NEW YORK (TheStreet) -- Pandora Media  (P) reported lower-than-expected 2015 fourth quarter results after the market close on Thursday.

The Internet radio company posted earnings of 4 cents per share, which was lower than analysts' forecasts for earnings of 7 cents per share. However, revenue of $336.2 million beat analysts' estimates for revenue of $331.2 million.

On Thursday, shares of Pandora surged after the New York Times reported that the company is considering selling itself.

Additionally, the company announced that it is investing about $120 million in an on-demand subscription service, but Pandora's ability to acquire a subscription base without "cannibalizing" its core business is still unproven, Credit Suisse said in a note.

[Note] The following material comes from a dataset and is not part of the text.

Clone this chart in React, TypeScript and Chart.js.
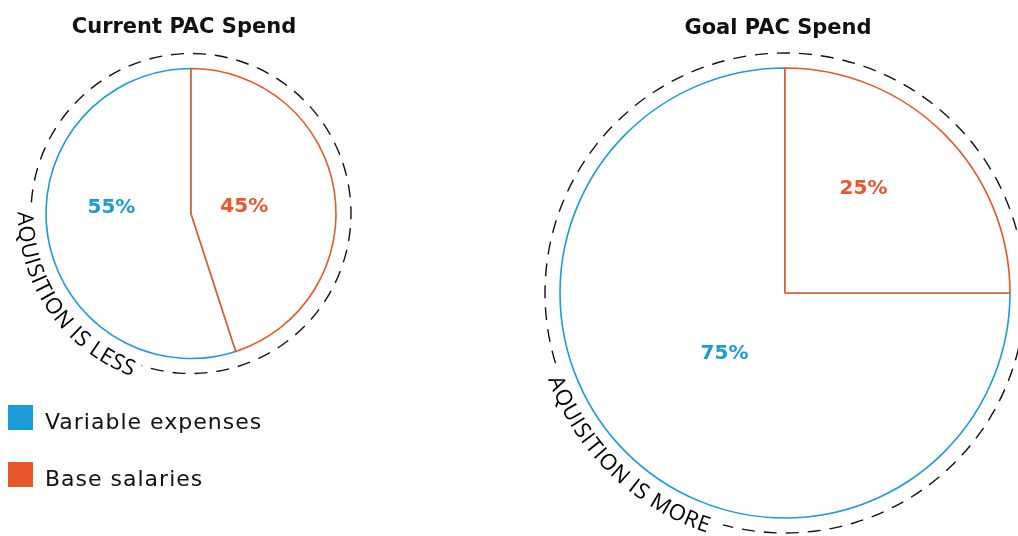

The firm lowered its price target on Pandora stock to $17 from $24, while maintaining its "neutral" rating on the stock.

Pandora stock is up 2.74% to $9.36 in pre-market trading on Friday.

Separately, recently, TheStreet Ratings objectively rated this stock according to its "risk-adjusted" total return prospect over a 12-month investment horizon. Not based on the news in any given day, the rating may differ from Jim Cramer's view or that of this articles's author.

TheStreet Ratings rates this stock as a "sell" with a ratings score of D. The company's weaknesses can be seen in multiple areas, such as its deteriorating net income and generally disappointing historical performance in the stock itself.